Понимаю, что драматургия эта особого свойства. Что-то вроде нашего Диккенса. У англичан вот прозаик, у нас – драматург. И не поймёшь, развлекательная эта литература или серьёзная. В любом случае воспринимать её надо с известной долей отстранённости. Иначе ничего не получится. Энциклопедия русской жизни это как раз таки Островский, а никакой не Онегин.

Короче, всё я понимаю. Но воиновскую «Женитьбу Бальзаминова» не принимаю ибо занудно. При бесподобной игре прекрасных актёров, коим несть числа, при понимании заведомой несерьёзности нарочито яркого представления и того, что лента эта была ещё и вызывающе аполитичной на фоне судьбоносных решений партии и правительства.

Тем не менее, картина кажется рыхлой, натужной, скучной. Полтора часа всего, но действующих лиц так много, что глаза разбегаются. Быть может, такое ощущение от укладывания сразу трёх пьес о Бальзаминове в один флакон, даже не двухсерийный.

Или это я один такой не в ногу, а рота смотрит на меня сейчас и брезгливо посмеивается? Не отрицаю, даже признаю. Забьюсь обратно в норку. Был неправ, вспылил.

Девять дней одного года, Михаил Ромм, 1962, СССР

Ослепительное кино, ещё и потому что единственное в своём роде. Помимо обжигающе умной, суицидальной и совершенно условной истории, истории-схемы, истории-притчи с едкими лаконичными диалогами, уникальна работа оператора, виртуозна игра актеров. Всё очень и очень стильно. Да и главный герой – нервный интеллектуал родом, откуда бы вы думали, конечно же, из деревни (мозолистые руки учёного-академика, высокий лоб мыслителя, безупречное тело атлета и тонкие длинные музыкальные пальцы токаря-фрезеровщика – так ведь, кажется, должен был выглядеть гармонично развитый строитель коммунизма, олицетворявший смычку города с деревней, умственного труда с физическим, мужчины с женщиной) – циничный романтик, самоироничный оптимист-самоубийца, с которым зритель на протяжении ленты прощается навсегда. Недаром ведь Девять дней. Не пять, не восемь, не пятнадцать.

Вместе со зрителем переходящего за черту торжественно оплакивают и прочие персонажи. Смиряется и прощается с ним жена, что в самом начале всей этой погребальной истории, ещё в аэропорту, вернее, в пункте международной телефонной связи, на год этого странного предсмертного союза сгласилась, зная, похоже, на что идёт. Так и не успев по-настоящему за этот год стать ему женою, ибо союз их по известным причинам почти сразу же стал платоническим, что в Высшей степени правильно. Прощается с праведником и родня. Прощается, даже не догадываясь об этом, только чувствует странный какой-то укол в сердце. А зритель, всматриваясь в весёлых розовощёких селян, осознаёт всю безмерность и невосполнимость жертвы уходящего. Мог бы ведь и он так, как они – просто и правильно. Жил бы долго, ни о чём таком не задумываясь, и был бы счастлив в окружении детей и домочадцев.

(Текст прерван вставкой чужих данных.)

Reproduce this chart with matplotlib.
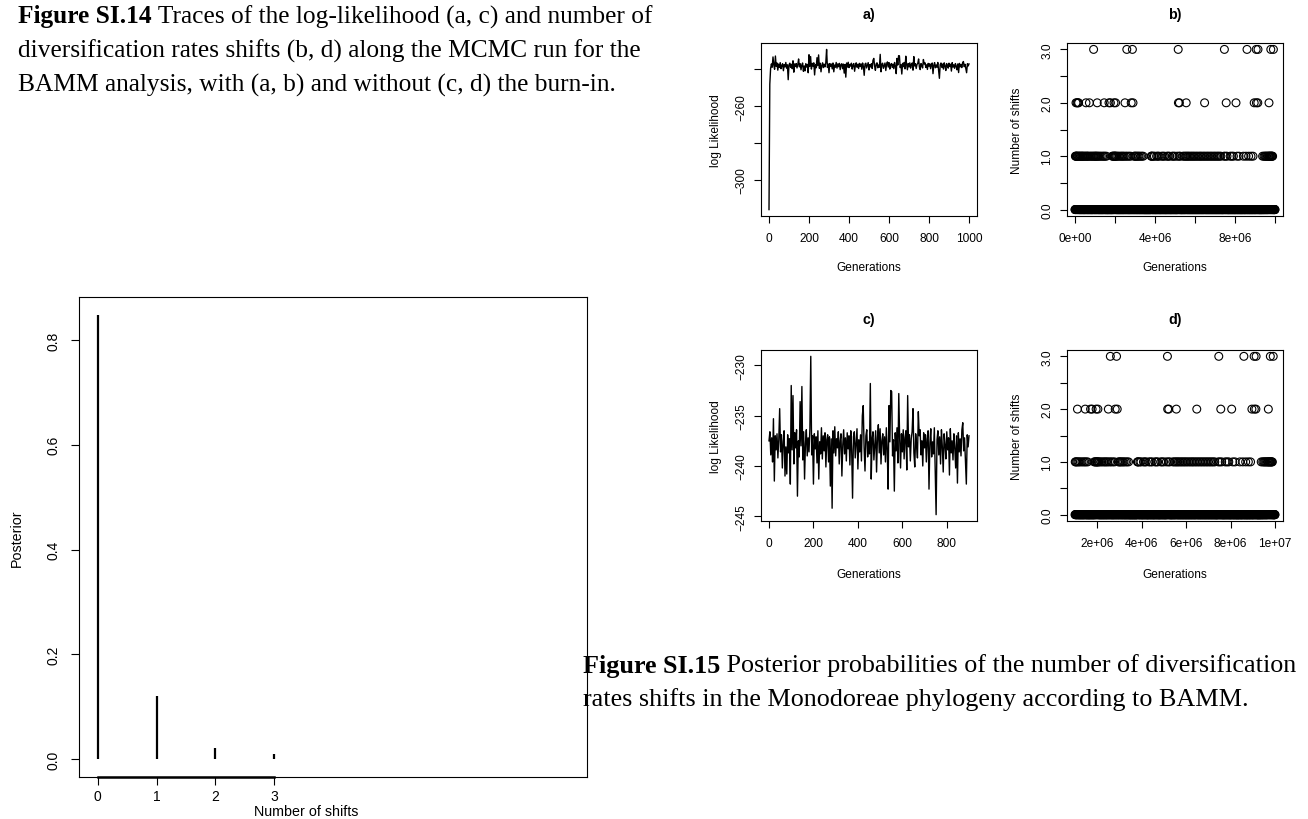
import numpy as np
import matplotlib
matplotlib.use("Agg")
import matplotlib.pyplot as plt

plt.rcParams['font.family'] = ['Liberation Sans', 'DejaVu Sans']

# posterior probability of the number of shifts
n_shifts = [0, 1, 2, 3]
posterior = [0.848, 0.121, 0.021, 0.010]

# log-likelihood, burn-in part (every 4th sample, 0..96)
loglik_burn = [-316.3, -248.0, -239.5, -237.0, -238.8, -233.2, -237.6, -239.9, -232.7, -238.3,
               -236.5, -240.4, -237.1, -238.9, -236.3, -239.6, -237.8, -236.9, -240.7, -237.4,
               -238.6, -236.2, -239.3, -237.5, -245.6]

# log-likelihood after burn-in (every 4th sample, 0..900)
loglik_post = [
    -237.5, -236.6, -238.9, -237.2, -239.6, -235.3, -241.5, -237.0, -238.4, -236.8,
    -239.2, -237.4, -234.3, -238.6, -236.9, -240.2, -237.6, -236.5, -241.0, -238.1,
    -240.8, -236.9, -238.7, -237.3, -241.8, -232.0, -238.4, -233.0, -239.8, -236.7,
    -238.2, -236.4, -243.0, -237.5, -239.1, -233.6, -238.0, -232.1, -239.4, -236.6,
    -241.3, -237.8, -236.4, -239.0, -237.2, -238.6, -236.3, -229.1, -238.9, -237.0,
    -241.8, -236.8, -238.3, -237.1, -239.7, -236.5, -241.3, -237.6, -238.8, -236.2,
    -239.3, -237.0, -238.5, -236.7, -240.1, -237.4, -236.9, -239.6, -237.1, -242.0,
    -237.3, -244.2, -236.5, -238.7, -236.1, -239.0, -237.3, -238.2, -236.6, -239.8,
    -237.5, -236.8, -241.0, -237.9, -236.4, -238.8, -237.2, -239.5, -236.7, -238.3,
    -237.0, -239.9, -236.5, -238.4, -243.2, -237.1, -236.6, -239.2, -237.8, -236.3,
    -240.3, -237.4, -238.6, -236.9, -239.5, -235.0, -234.0, -238.2, -240.5, -237.0,
    -236.4, -239.1, -237.6, -238.8, -231.8, -241.3, -237.3, -236.6, -239.4, -237.9,
    -236.5, -240.6, -237.2, -235.9, -238.7, -236.3, -239.8, -237.5, -236.8, -238.9,
    -237.1, -239.6, -236.2, -238.4, -242.3, -234.0, -237.6, -232.5, -232.6, -239.0,
    -237.4, -242.5, -236.7, -238.5, -236.2, -239.7, -232.8, -237.3, -240.2, -236.8,
    -238.6, -236.4, -239.3, -237.2, -236.5, -240.4, -233.0, -238.1, -236.9, -239.5,
    -237.3, -236.6, -234.3, -238.7, -240.1, -236.8, -237.9, -239.2, -234.6, -237.0,
    -236.4, -238.9, -237.5, -240.0, -236.7, -238.2, -236.9, -239.6, -237.3, -236.5,
    -242.3, -237.7, -236.3, -239.1, -237.6, -238.8, -236.2, -240.3, -244.84, -237.4,
    -236.5, -238.9, -237.1, -239.8, -236.4, -238.1, -240.6, -236.8, -237.9, -239.3,
    -236.6, -238.4, -237.2, -240.9, -236.3, -238.7, -237.5, -239.4, -236.8, -238.2,
    -240.2, -237.0, -241.7, -236.7, -238.6, -237.3, -239.0, -236.4, -235.7, -238.5,
    -237.2, -239.6, -241.8, -236.9, -238.1, -237.0]
trace_step = 4

# number of shifts: sample indices (1 sample = 1e4 generations) with 1, 2, 3 shifts
shift3_idx = [93, 259, 287, 516, 747, 860, 906, 915, 979, 992]
shift2_idx = [5, 10, 14, 18, 55, 72, 111, 146, 170, 177, 195, 203, 250, 281, 290,
              517, 522, 556, 648, 756, 805, 896, 907, 914, 970]
shift1_idx = [2, 4, 7, 9, 12, 16, 20, 23, 27, 31, 35, 38, 42, 47, 51, 56, 60, 64, 68, 75,
              80, 86, 91, 96,
              101, 104, 108, 113, 118, 124, 131, 138, 144, 150, 157,
              186, 190, 193, 197, 199, 201, 205, 209, 215, 222, 229, 235, 241, 247,
              255, 262, 270, 278,
              295, 300, 304, 309, 315, 320, 327, 334, 341,
              381, 383, 385, 392, 397, 408, 414, 420, 433, 440, 447, 460, 466, 472,
              486, 492, 499, 511, 520, 526, 540, 547, 553, 559, 565, 571,
              578, 584, 591, 597, 604, 611, 618, 625, 631, 638, 645, 652, 659, 666,
              673, 680, 687, 694, 701, 708, 715,
              722, 729, 745, 752, 760, 776, 784, 792, 810, 820, 842, 855, 868, 880, 890,
              938, 945, 950, 954, 958, 962, 966, 969, 972, 975, 977, 981, 983, 986, 988]
n_samples = 1001
sample_every = 1e4
burnin = 100

shifts = np.zeros(n_samples)
shifts[shift1_idx] = 1
shifts[shift2_idx] = 2
shifts[shift3_idx] = 3
gens = np.arange(n_samples) * sample_every

loglik_all = loglik_burn + loglik_post
x_all = np.arange(len(loglik_all)) * trace_step
x_post = np.arange(len(loglik_post)) * trace_step

W, H = 1308, 820
fig = plt.figure(figsize=(W / 100, H / 100), dpi=100)


def add_ax(left, top, right, bottom):
    return fig.add_axes([left / W, 1 - bottom / H, (right - left) / W, (bottom - top) / H])


def rstyle(ax, fs, ticklen, padx, pady):
    for s in ax.spines.values():
        s.set_linewidth(0.8)
        s.set_color('black')
    ax.tick_params(axis='x', direction='out', length=ticklen, width=0.8, labelsize=fs, pad=padx)
    ax.tick_params(axis='y', direction='out', length=ticklen, width=0.8, labelsize=fs, pad=pady)


def labels(ax, xl, yl, fs, xoff, yoff, w, h, xc=0.5):
    ax.set_xlabel(xl, fontsize=fs)
    ax.set_ylabel(yl, fontsize=fs)
    ax.xaxis.label.set_va('center')
    ax.yaxis.label.set_va('center')
    ax.xaxis.set_label_coords(xc, -xoff / h)
    ax.yaxis.set_label_coords(-yoff / w, 0.5)


def yticks_rot(ax, ticks, labs):
    ax.set_yticks(ticks)
    ax.set_yticklabels(labs, rotation=90, va='center')


small = 8.6
M = '\u2212'

# a) trace with burn-in
ax_a = add_ax(761, 44, 977, 217)
ax_a.plot(x_all, loglik_all, color='black', lw=1.0)
ax_a.margins(0.04)
ax_a.set_xticks([0, 200, 400, 600, 800, 1000])
yticks_rot(ax_a, [-240, -260, -280, -300], ['', M + '260', '', M + '300'])
rstyle(ax_a, small, 4.8, 7, 5)
labels(ax_a, 'Generations', 'log Likelihood', small, 51, 45, 216, 173)
ax_a.text(0.5, 1 + 29 / 173, 'a)', transform=ax_a.transAxes, ha='center', va='center',
          fontsize=10.3, fontweight='bold')

# b) number of shifts with burn-in
ax_b = add_ax(1067, 44, 1283, 217)
ax_b.scatter(gens, shifts, s=32, facecolors='none', edgecolors='black', linewidths=0.8)
ax_b.margins(0.04)
ax_b.set_xticks([0, 2e6, 4e6, 6e6, 8e6, 1e7])
ax_b.set_xticklabels(['0e+00', '', '4e+06', '', '8e+06', ''])
yticks_rot(ax_b, [0, 0.5, 1, 1.5, 2, 2.5, 3], ['0.0', '', '1.0', '', '2.0', '', '3.0'])
rstyle(ax_b, small, 4.8, 7, 5)
labels(ax_b, 'Generations', 'Number of shifts', small, 51, 50, 216, 173)
ax_b.text(0.5, 1 + 29 / 173, 'b)', transform=ax_b.transAxes, ha='center', va='center',
          fontsize=10.3, fontweight='bold')

# c) trace without burn-in
ax_c = add_ax(761, 351, 977, 522)
ax_c.plot(x_post, loglik_post, color='black', lw=1.0)
ax_c.margins(0.04)
ax_c.set_xticks([0, 200, 400, 600, 800])
yticks_rot(ax_c, [-230, -235, -240, -245], [M + '230', M + '235', M + '240', M + '245'])
rstyle(ax_c, small, 4.8, 7, 5)
labels(ax_c, 'Generations', 'log Likelihood', small, 53, 45, 216, 171)
ax_c.text(0.5, 1 + 31 / 171, 'c)', transform=ax_c.transAxes, ha='center', va='center',
          fontsize=10.3, fontweight='bold')

# d) number of shifts without burn-in
ax_d = add_ax(1067, 351, 1283, 522)
ax_d.scatter(gens[burnin:], shifts[burnin:], s=32, facecolors='none', edgecolors='black',
             linewidths=0.8)
ax_d.margins(0.04)
ax_d.set_xticks([2e6, 4e6, 6e6, 8e6, 1e7])
ax_d.set_xticklabels(['2e+06', '4e+06', '6e+06', '8e+06', '1e+07'])
yticks_rot(ax_d, [0, 0.5, 1, 1.5, 2, 2.5, 3], ['0.0', '', '1.0', '', '2.0', '', '3.0'])
rstyle(ax_d, small, 4.8, 7, 5)
labels(ax_d, 'Generations', 'Number of shifts', small, 53, 50, 216, 171)
ax_d.text(0.5, 1 + 31 / 171, 'd)', transform=ax_d.transAxes, ha='center', va='center',
          fontsize=10.3, fontweight='bold')

# posterior of the number of shifts
ax_p = add_ax(79, 298, 587, 778)
ax_p.vlines(n_shifts, 0, posterior, color='black', lw=1.6)
ax_p.margins(y=0.04)
ax_p.set_xlim(-0.32, 8.32)
ax_p.set_xticks(n_shifts)
yticks_rot(ax_p, [0, 0.2, 0.4, 0.6, 0.8], ['0.0', '0.2', '0.4', '0.6', '0.8'])
rstyle(ax_p, 10, 6, 3, 7.5)
ax_p.plot([0, 3], [0, 0], transform=ax_p.get_xaxis_transform(), color='black', lw=1.8,
          clip_on=False)
labels(ax_p, 'Number of shifts', 'Posterior', 10.3, 34, 62, 508, 480, xc=(306 - 79) / 508)

# captions
renderer = fig.canvas.get_renderer()


def caption(x, y, bold, rest, size):
    t1 = fig.text(x / W, 1 - y / H, bold, fontsize=size, fontweight='bold',
                  family='Liberation Serif', va='center')
    w1 = t1.get_window_extent(renderer).width if bold else 0
    t2 = fig.text((x + w1) / W, 1 - y / H, rest, fontsize=size,
                  family='Liberation Serif', va='center')
    return t1, t2


def fit_size(bold, rest, target):
    t1, t2 = caption(0, 0, bold, rest, 16)
    width = t1.get_window_extent(renderer).width + t2.get_window_extent(renderer).width
    t1.remove()
    t2.remove()
    return 16 * target / width


size1 = fit_size('Figure SI.14', ' Traces of the log-likelihood (a, c) and number of', 634)
size2 = fit_size('Figure SI.15', ' Posterior probabilities of the number of diversification', 714)

caption(18, 17, 'Figure SI.14', ' Traces of the log-likelihood (a, c) and number of', size1)
caption(18, 51, '', 'diversification rates shifts (b, d) along the MCMC run for the', size1)
caption(18, 85, '', 'BAMM analysis, with (a, b) and without (c, d) the burn-in.', size1)
caption(583, 666, 'Figure SI.15', ' Posterior probabilities of the number of diversification', size2)
caption(583, 700, '', 'rates shifts in the Monodoreae phylogeny according to BAMM.', size2)

fig.savefig('out.png', dpi=100)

Интересно, каким был бы сам Михаил Ромм, если б мог с самого начала так, минуя весь свой сомнительный послужной список, разного рода Ильичей и даже убийство на улице Данте.
С другой стороны, если б можно было сразу так, то кто бы тогда вообще смотрел и ценил подобное? Сытая и разболтанная публика по мелодрамам бы сохла да по каким-нибудь пустым гангстерским стрелялкам.
А не ловила бы намеки и, уж тем более, не пыталась бы думать.